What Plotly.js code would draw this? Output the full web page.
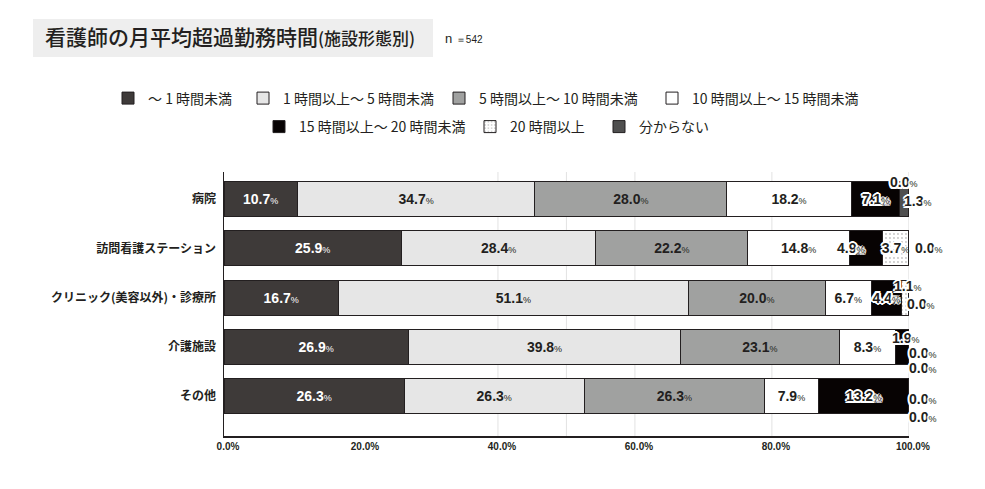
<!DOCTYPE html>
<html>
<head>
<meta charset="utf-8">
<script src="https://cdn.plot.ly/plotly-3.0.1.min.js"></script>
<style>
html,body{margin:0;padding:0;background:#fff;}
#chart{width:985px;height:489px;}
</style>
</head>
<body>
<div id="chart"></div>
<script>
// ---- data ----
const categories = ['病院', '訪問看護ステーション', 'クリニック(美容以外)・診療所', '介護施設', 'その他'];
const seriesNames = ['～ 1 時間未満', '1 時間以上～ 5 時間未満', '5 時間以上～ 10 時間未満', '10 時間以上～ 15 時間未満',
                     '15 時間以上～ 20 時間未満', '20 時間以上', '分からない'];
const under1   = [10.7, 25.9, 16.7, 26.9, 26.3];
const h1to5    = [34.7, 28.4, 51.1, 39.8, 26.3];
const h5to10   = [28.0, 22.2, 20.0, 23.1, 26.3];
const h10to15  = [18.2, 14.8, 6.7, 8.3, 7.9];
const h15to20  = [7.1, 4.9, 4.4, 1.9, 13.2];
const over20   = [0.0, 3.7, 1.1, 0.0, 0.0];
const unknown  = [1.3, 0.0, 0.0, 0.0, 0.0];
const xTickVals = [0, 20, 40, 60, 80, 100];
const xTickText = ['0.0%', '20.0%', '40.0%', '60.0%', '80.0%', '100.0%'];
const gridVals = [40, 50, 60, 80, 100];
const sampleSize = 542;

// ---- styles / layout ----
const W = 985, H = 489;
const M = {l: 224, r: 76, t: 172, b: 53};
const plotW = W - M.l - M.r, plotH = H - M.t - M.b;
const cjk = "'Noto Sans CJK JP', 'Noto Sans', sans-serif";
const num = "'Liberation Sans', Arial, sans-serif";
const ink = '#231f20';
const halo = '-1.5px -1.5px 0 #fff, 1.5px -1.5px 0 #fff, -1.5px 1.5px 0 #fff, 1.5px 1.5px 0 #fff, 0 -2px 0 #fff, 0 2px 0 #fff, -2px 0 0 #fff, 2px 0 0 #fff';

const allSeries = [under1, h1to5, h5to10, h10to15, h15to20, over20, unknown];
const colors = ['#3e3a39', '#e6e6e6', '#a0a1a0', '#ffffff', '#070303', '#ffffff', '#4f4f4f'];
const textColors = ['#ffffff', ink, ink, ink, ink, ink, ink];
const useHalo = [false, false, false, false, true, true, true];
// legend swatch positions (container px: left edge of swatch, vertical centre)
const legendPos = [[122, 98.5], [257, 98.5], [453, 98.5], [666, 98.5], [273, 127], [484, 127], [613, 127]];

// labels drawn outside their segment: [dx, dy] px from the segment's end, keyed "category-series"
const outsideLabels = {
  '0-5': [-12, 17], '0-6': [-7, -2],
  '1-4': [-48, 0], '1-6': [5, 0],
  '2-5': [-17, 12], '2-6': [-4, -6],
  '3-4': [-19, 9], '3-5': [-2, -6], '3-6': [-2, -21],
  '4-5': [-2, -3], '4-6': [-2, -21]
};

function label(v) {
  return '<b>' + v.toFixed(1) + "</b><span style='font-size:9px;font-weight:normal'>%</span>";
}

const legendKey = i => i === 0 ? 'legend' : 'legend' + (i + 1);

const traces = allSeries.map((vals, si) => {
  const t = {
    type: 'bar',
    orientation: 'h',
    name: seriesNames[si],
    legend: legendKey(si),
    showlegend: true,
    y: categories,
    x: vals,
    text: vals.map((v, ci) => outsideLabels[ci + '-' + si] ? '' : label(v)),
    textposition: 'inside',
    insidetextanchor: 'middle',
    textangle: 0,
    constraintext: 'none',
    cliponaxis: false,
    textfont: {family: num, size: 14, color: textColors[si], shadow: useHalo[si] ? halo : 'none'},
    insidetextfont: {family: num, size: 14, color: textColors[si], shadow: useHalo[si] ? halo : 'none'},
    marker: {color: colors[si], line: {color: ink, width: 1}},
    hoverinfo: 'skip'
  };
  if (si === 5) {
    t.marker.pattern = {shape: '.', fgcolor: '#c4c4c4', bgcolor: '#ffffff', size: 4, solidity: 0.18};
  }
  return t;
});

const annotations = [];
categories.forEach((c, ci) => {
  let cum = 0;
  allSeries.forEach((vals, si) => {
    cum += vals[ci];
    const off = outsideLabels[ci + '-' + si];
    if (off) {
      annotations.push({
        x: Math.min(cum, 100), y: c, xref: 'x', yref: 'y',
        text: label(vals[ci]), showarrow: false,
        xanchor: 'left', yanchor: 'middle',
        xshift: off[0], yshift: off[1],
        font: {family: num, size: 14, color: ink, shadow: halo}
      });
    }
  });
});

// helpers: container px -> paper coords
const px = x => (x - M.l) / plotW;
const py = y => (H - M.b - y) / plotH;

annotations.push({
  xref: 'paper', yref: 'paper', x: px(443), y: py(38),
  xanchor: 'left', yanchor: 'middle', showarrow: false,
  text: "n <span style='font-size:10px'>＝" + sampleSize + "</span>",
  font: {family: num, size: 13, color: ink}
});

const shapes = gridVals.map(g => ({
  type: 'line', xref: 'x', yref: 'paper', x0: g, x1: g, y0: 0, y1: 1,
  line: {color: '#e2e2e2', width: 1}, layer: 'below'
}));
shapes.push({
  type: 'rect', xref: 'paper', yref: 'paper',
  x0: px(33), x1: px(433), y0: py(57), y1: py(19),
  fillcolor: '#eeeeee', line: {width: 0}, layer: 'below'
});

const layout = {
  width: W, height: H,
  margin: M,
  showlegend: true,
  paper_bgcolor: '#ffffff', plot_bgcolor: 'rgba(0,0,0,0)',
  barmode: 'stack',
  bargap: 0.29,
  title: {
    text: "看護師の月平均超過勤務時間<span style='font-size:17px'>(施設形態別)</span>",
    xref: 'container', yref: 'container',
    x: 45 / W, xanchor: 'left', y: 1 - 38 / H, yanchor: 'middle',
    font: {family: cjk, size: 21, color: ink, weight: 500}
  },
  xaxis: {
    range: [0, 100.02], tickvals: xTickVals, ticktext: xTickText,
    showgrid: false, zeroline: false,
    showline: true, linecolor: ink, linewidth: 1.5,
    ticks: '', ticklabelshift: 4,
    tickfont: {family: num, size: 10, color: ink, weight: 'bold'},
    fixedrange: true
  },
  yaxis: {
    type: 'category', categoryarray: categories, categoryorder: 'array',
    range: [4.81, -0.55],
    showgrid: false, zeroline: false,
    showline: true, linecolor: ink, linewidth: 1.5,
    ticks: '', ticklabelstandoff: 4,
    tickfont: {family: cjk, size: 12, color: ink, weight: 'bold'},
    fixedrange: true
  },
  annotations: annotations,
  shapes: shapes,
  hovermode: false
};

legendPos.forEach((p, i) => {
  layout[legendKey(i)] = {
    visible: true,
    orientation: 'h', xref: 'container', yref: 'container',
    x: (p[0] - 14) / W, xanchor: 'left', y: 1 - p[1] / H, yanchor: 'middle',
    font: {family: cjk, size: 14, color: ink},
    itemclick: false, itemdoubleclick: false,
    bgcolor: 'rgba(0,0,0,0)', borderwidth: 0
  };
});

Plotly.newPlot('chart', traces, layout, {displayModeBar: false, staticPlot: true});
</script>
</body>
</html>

═══

▶ _GIVEN EXERCISE_: Give back the whole listing as it stands, minus its pictures.

▶ _ANSWER FOR THE TASK_:
What Plotly.js code would draw this? Output the full web page.
<!DOCTYPE html>
<html>
<head>
<meta charset="utf-8">
<script src="https://cdn.plot.ly/plotly-3.0.1.min.js"></script>
<style>
html,body{margin:0;padding:0;background:#fff;}
#chart{width:985px;height:489px;}
</style>
</head>
<body>
<div id="chart"></div>
<script>
// ---- data ----
const categories = ['病院', '訪問看護ステーション', 'クリニック(美容以外)・診療所', '介護施設', 'その他'];
const seriesNames = ['～ 1 時間未満', '1 時間以上～ 5 時間未満', '5 時間以上～ 10 時間未満', '10 時間以上～ 15 時間未満',
                     '15 時間以上～ 20 時間未満', '20 時間以上', '分からない'];
const under1   = [10.7, 25.9, 16.7, 26.9, 26.3];
const h1to5    = [34.7, 28.4, 51.1, 39.8, 26.3];
const h5to10   = [28.0, 22.2, 20.0, 23.1, 26.3];
const h10to15  = [18.2, 14.8, 6.7, 8.3, 7.9];
const h15to20  = [7.1, 4.9, 4.4, 1.9, 13.2];
const over20   = [0.0, 3.7, 1.1, 0.0, 0.0];
const unknown  = [1.3, 0.0, 0.0, 0.0, 0.0];
const xTickVals = [0, 20, 40, 60, 80, 100];
const xTickText = ['0.0%', '20.0%', '40.0%', '60.0%', '80.0%', '100.0%'];
const gridVals = [40, 50, 60, 80, 100];
const sampleSize = 542;

// ---- styles / layout ----
const W = 985, H = 489;
const M = {l: 224, r: 76, t: 172, b: 53};
const plotW = W - M.l - M.r, plotH = H - M.t - M.b;
const cjk = "'Noto Sans CJK JP', 'Noto Sans', sans-serif";
const num = "'Liberation Sans', Arial, sans-serif";
const ink = '#231f20';
const halo = '-1.5px -1.5px 0 #fff, 1.5px -1.5px 0 #fff, -1.5px 1.5px 0 #fff, 1.5px 1.5px 0 #fff, 0 -2px 0 #fff, 0 2px 0 #fff, -2px 0 0 #fff, 2px 0 0 #fff';

const allSeries = [under1, h1to5, h5to10, h10to15, h15to20, over20, unknown];
const colors = ['#3e3a39', '#e6e6e6', '#a0a1a0', '#ffffff', '#070303', '#ffffff', '#4f4f4f'];
const textColors = ['#ffffff', ink, ink, ink, ink, ink, ink];
const useHalo = [false, false, false, false, true, true, true];
// legend swatch positions (container px: left edge of swatch, vertical centre)
const legendPos = [[122, 98.5], [257, 98.5], [453, 98.5], [666, 98.5], [273, 127], [484, 127], [613, 127]];

// labels drawn outside their segment: [dx, dy] px from the segment's end, keyed "category-series"
const outsideLabels = {
  '0-5': [-12, 17], '0-6': [-7, -2],
  '1-4': [-48, 0], '1-6': [5, 0],
  '2-5': [-17, 12], '2-6': [-4, -6],
  '3-4': [-19, 9], '3-5': [-2, -6], '3-6': [-2, -21],
  '4-5': [-2, -3], '4-6': [-2, -21]
};

function label(v) {
  return '<b>' + v.toFixed(1) + "</b><span style='font-size:9px;font-weight:normal'>%</span>";
}

const legendKey = i => i === 0 ? 'legend' : 'legend' + (i + 1);

const traces = allSeries.map((vals, si) => {
  const t = {
    type: 'bar',
    orientation: 'h',
    name: seriesNames[si],
    legend: legendKey(si),
    showlegend: true,
    y: categories,
    x: vals,
    text: vals.map((v, ci) => outsideLabels[ci + '-' + si] ? '' : label(v)),
    textposition: 'inside',
    insidetextanchor: 'middle',
    textangle: 0,
    constraintext: 'none',
    cliponaxis: false,
    textfont: {family: num, size: 14, color: textColors[si], shadow: useHalo[si] ? halo : 'none'},
    insidetextfont: {family: num, size: 14, color: textColors[si], shadow: useHalo[si] ? halo : 'none'},
    marker: {color: colors[si], line: {color: ink, width: 1}},
    hoverinfo: 'skip'
  };
  if (si === 5) {
    t.marker.pattern = {shape: '.', fgcolor: '#c4c4c4', bgcolor: '#ffffff', size: 4, solidity: 0.18};
  }
  return t;
});

const annotations = [];
categories.forEach((c, ci) => {
  let cum = 0;
  allSeries.forEach((vals, si) => {
    cum += vals[ci];
    const off = outsideLabels[ci + '-' + si];
    if (off) {
      annotations.push({
        x: Math.min(cum, 100), y: c, xref: 'x', yref: 'y',
        text: label(vals[ci]), showarrow: false,
        xanchor: 'left', yanchor: 'middle',
        xshift: off[0], yshift: off[1],
        font: {family: num, size: 14, color: ink, shadow: halo}
      });
    }
  });
});

// helpers: container px -> paper coords
const px = x => (x - M.l) / plotW;
const py = y => (H - M.b - y) / plotH;

annotations.push({
  xref: 'paper', yref: 'paper', x: px(443), y: py(38),
  xanchor: 'left', yanchor: 'middle', showarrow: false,
  text: "n <span style='font-size:10px'>＝" + sampleSize + "</span>",
  font: {family: num, size: 13, color: ink}
});

const shapes = gridVals.map(g => ({
  type: 'line', xref: 'x', yref: 'paper', x0: g, x1: g, y0: 0, y1: 1,
  line: {color: '#e2e2e2', width: 1}, layer: 'below'
}));
shapes.push({
  type: 'rect', xref: 'paper', yref: 'paper',
  x0: px(33), x1: px(433), y0: py(57), y1: py(19),
  fillcolor: '#eeeeee', line: {width: 0}, layer: 'below'
});

const layout = {
  width: W, height: H,
  margin: M,
  showlegend: true,
  paper_bgcolor: '#ffffff', plot_bgcolor: 'rgba(0,0,0,0)',
  barmode: 'stack',
  bargap: 0.29,
  title: {
    text: "看護師の月平均超過勤務時間<span style='font-size:17px'>(施設形態別)</span>",
    xref: 'container', yref: 'container',
    x: 45 / W, xanchor: 'left', y: 1 - 38 / H, yanchor: 'middle',
    font: {family: cjk, size: 21, color: ink, weight: 500}
  },
  xaxis: {
    range: [0, 100.02], tickvals: xTickVals, ticktext: xTickText,
    showgrid: false, zeroline: false,
    showline: true, linecolor: ink, linewidth: 1.5,
    ticks: '', ticklabelshift: 4,
    tickfont: {family: num, size: 10, color: ink, weight: 'bold'},
    fixedrange: true
  },
  yaxis: {
    type: 'category', categoryarray: categories, categoryorder: 'array',
    range: [4.81, -0.55],
    showgrid: false, zeroline: false,
    showline: true, linecolor: ink, linewidth: 1.5,
    ticks: '', ticklabelstandoff: 4,
    tickfont: {family: cjk, size: 12, color: ink, weight: 'bold'},
    fixedrange: true
  },
  annotations: annotations,
  shapes: shapes,
  hovermode: false
};

legendPos.forEach((p, i) => {
  layout[legendKey(i)] = {
    visible: true,
    orientation: 'h', xref: 'container', yref: 'container',
    x: (p[0] - 14) / W, xanchor: 'left', y: 1 - p[1] / H, yanchor: 'middle',
    font: {family: cjk, size: 14, color: ink},
    itemclick: false, itemdoubleclick: false,
    bgcolor: 'rgba(0,0,0,0)', borderwidth: 0
  };
});

Plotly.newPlot('chart', traces, layout, {displayModeBar: false, staticPlot: true});
</script>
</body>
</html>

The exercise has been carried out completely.